Because I consider the entire field undervalued in the wake of a sustained and overblown correction, I believe it would take a full doubling of the share price to approach fair value, even as adjusted for the possibility of sustained weakness in U.S. coal demand. I maintain that Peabody represented a serious bargain when I reinitiated my bullish CAPScall on the stock back in December, but I think it's a screaming value today after underperforming the S&P 500 by 19% in just four months.

All the world's a stage for coal
Peabody has stated its position over and over again, and it's about time the investment world began to take notice. The global coal supercycle is "alive and well," and Joy Global continues to corroborate that perspective with a forecast for incremental growth in annual demand for thermal coal of 300 million tons to fuel the roughly 90 gigawatts of coal-fired electricity plants currently under construction. Peabody's five-year outlook has only grown stronger since late 2010, as the company now calls for 1.3 billion tons of cumulative, incremental thermal-coal demand over the coming five-year period. Although the miner remains meaningfully exposed to U.S. utility demand, my value detector begins to buzz when I see Cloud Peak Energy (NYSE: CLD) growing its exports to coal-hungry Asia by 42% during 2011.

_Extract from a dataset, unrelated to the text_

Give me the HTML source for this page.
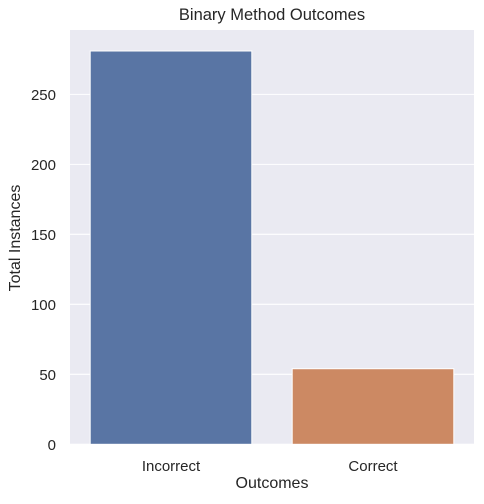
<!DOCTYPE html>
<html><head><meta charset="utf-8"><style>body{margin:0;background:#fff}svg{display:block;font-family:"Liberation Sans",sans-serif}</style></head>
<body>
<svg id="chart" width="484" height="504"></svg>
<script>
const categories = ["Incorrect", "Correct"];
const values = [281, 54];
const yTicks = [0, 50, 100, 150, 200, 250];
const colors = ["#5975a4", "#cc8963"];
const NS = "http://www.w3.org/2000/svg";
const svg = document.getElementById("chart");
const L = 70, R = 474, T = 30, B = 444.3, yMax = 296;
const y = v => B - v / yMax * (B - T);
const band = (R - L) / categories.length;
const xc = i => L + band * (i + 0.5);
function mk(tag, attrs, parent) { const e = document.createElementNS(NS, tag); for (const k in attrs) e.setAttribute(k, attrs[k]); (parent || svg).appendChild(e); return e; }
const bg = mk("rect", {x: L, y: T, width: R - L, height: B - T, fill: "#eaeaf2"});


yTicks.forEach(t => {
  const g = mk("line", {x1: L, x2: R, y1: y(t), y2: y(t), stroke: "#fff", "stroke-width": 1.1});
  
  
  const tx = mk("text", {x: L - 14, y: y(t) + 5.5, "text-anchor": "end", "font-size": 15, fill: "#262626"});
  tx.textContent = t;
  
  
});
categories.forEach((c, i) => {
  const w = band * 0.8;
  const r = mk("rect", {x: xc(i) - w / 2, y: y(values[i]), width: w, height: y(0) - y(values[i]), fill: colors[i], stroke: "#fff", "stroke-width": 1});
  
  
  const tx = mk("text", {x: xc(i), y: 471, "text-anchor": "middle", "font-size": 15, fill: "#262626"});
  tx.textContent = c;
  
  
});
</script>
<div style="position:absolute;left:0;top:0;width:484px;height:504px;pointer-events:none;font-family:'Liberation Sans',sans-serif;color:#262626">
<div style="position:absolute;left:70px;width:404px;top:6px;text-align:center;font-size:16.5px">Binary Method Outcomes</div>
<div style="position:absolute;left:70px;width:404px;top:475px;text-align:center;font-size:16px">Outcomes</div>
<div style="position:absolute;left:16px;top:238px;transform:translate(-50%,-50%) rotate(-90deg);white-space:nowrap;font-size:16px">Total Instances</div>
</div>
</body></html>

Although dialed back slightly from calls last year for 300 million tons of incremental demand for metallurgical coal over the next five years, Peabody's still-exciting outlook for 50 million tons of new demand per year rests comfortably within supercycle-range. In my view, that renders the market for metallurgical coal one of the most compelling investment targets anywhere in the commodity complex. Given the stock's glaringly oversold condition after a brutal decline, I view junior producer Cline Mining a compelling option for value-hungry investors seeking targeted exposure to metallurgical coal. To track my ongoing coverage of both thermal and metallurgical coal markets, and the underfollowed stocks of the companies that mine them, I invite you to bookmark my article list or follow me on Twitter.

Like my colleague Sean Williams, I believe that now is the time to buy coal. Bargain valuations appear to abound in this deeply impaired segment of the commodity space, but nowhere do I find a more inviting combination of deep value, favorable competitive and geographical positioning, strategic growth potential, and proven execution than I do in the once and future king of coal: Peabody Energy.